While he’s still the dreamiest dude on the Supreme team, Pablo is now at a crossroads. In an interview published in 032c magazines This week, he detailed his traumatic recovery from a tibia-shattering street-skating accident last summer. He had already sustained injuries in an earlier incident that eventually led him—guided by his friend, the filmmaker Harmony Korine—to seek treatment for abusing painkillers. “The path to paradise begins in hell,” the famous Dante Alighieri adage, has become Pablo’s new mantra. This makes sense for many reasons, the least consequential of them being that his nearly eight-year-old streetwear brand—which he co-designs with his dad—also just so happens to be called Paradise.
In the latest Paradise NYC collection, which drops online this week, the team riffs on much of the same deep-fried symbolism that they’ve had in the past: screwy Disney characters, Catholic iconography, various New York-centric emblems.
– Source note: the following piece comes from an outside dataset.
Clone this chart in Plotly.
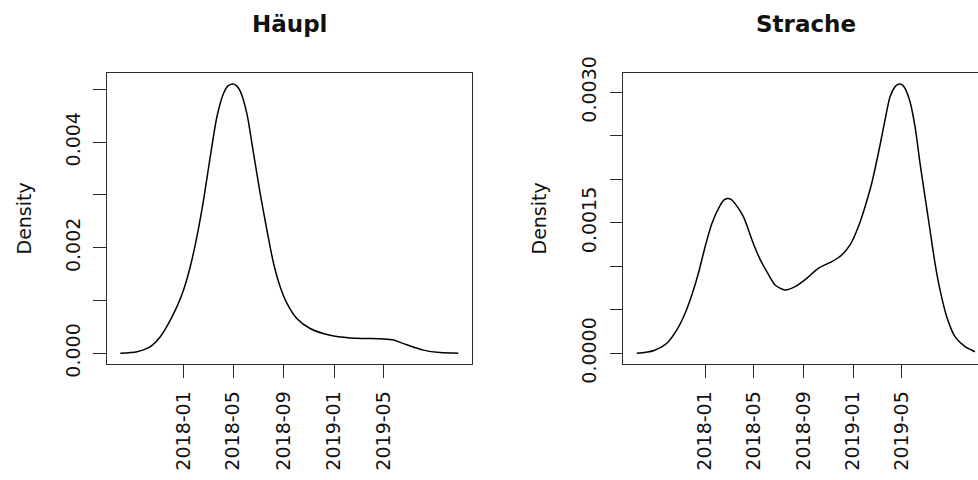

But this time, it’s all a little more…Lost Paradise, There’s a hoodie featuring a halo-wearing Mickey Mouse giving the finger. (After all, Disney, billed as the happiest place on Earth, can be a real nightmare.) A pair of sweatpants are printed with images of Virgin Mary statuettes weeping blood. Another tee, decorated with a cutesy Bambi illustration and the words “FUCK EVERYTHING,” is a riff on a previous version that said “HAPPY EVERYTHING.”
The designs, Pablo admits, are kind of shitpost-y. “The Jurassic Christ one is kind of my favorite,” he laughs. “I think everybody wants to make something that’s just purely original, and I want to play with that idea a little bit and just poke holes in it, you know what I mean? It’s almost like people might be like, ‘Is he stupid? Does he not understand that’s just a complete ripoff?’ And so that’s kind of a little joke, I guess.”